Jefferson County school board member Debbie Wesslund said the board has supported “significant changes to improve,” and Hargens has “stepped up our efforts by focusing on interventions when kids are struggling and by putting more resources and professional support in schools.”

“As a board member, I want to know that we have given schools and their leaders every tool available to succeed,” Wesslund said. “We need to constantly review this progress — and we are.”

Hargens said correcting problem schools that have been academically low-performing for decades is a difficult and sometimes slow task.

“This all takes a disciplined effort over time,” Hargens said. “This is not easy work, this is hard work. And it’s going to take everyone working together — the district, the state and this community — to turn them around.”

2 comments:

Anonymous said...

Blah Blah Blah. Finger point, finger point. Maybe they didn't implement the plans because they weren't implementable. Same old stuff, state comes in and forces locals to apply cookie cutter interventions and then act suprised when it doesn't occur.

I am sure the conditions are less than ideal for a variety of reasons but sometimes the problems transend what a school faculty or even a cadre of state interventionalists can address.
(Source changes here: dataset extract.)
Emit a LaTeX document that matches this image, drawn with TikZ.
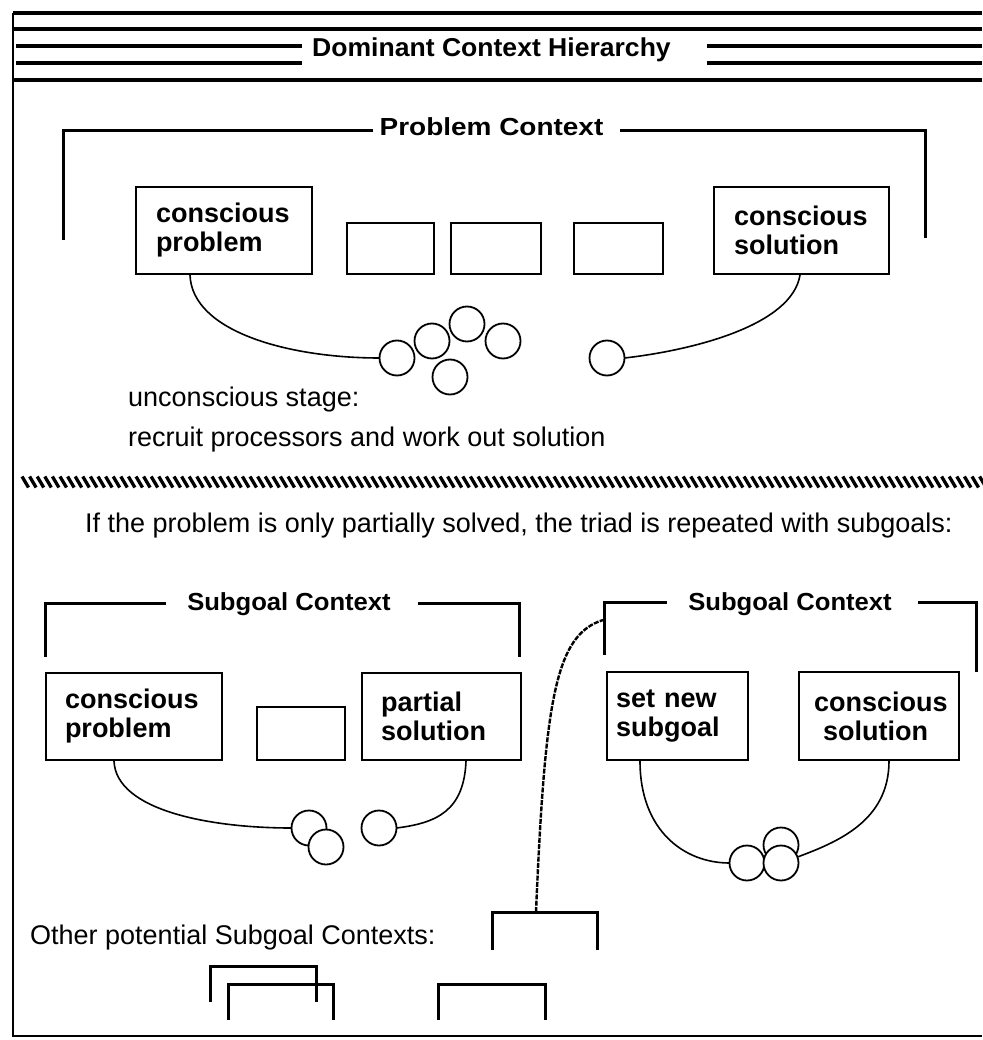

What I am hearing is that the community and parental barriers are greater than the effort and strategies can over come.

I say let KDE take them over and along with the same responsibility for long term student achievement. I am betting they won't get any farther under the same conditions that current educators are struggling with.

Anonymous said...

I'm ashamed that Terry Holliday would use the term "academic genocide" to describe the situation in Louisville. This is not what is going on, and he is misusing vocabulary. I think this is but another feeble attempt by a second-rate thinker to blame Louisville teachers and not Louisville parents for their childrens' lackluster performance.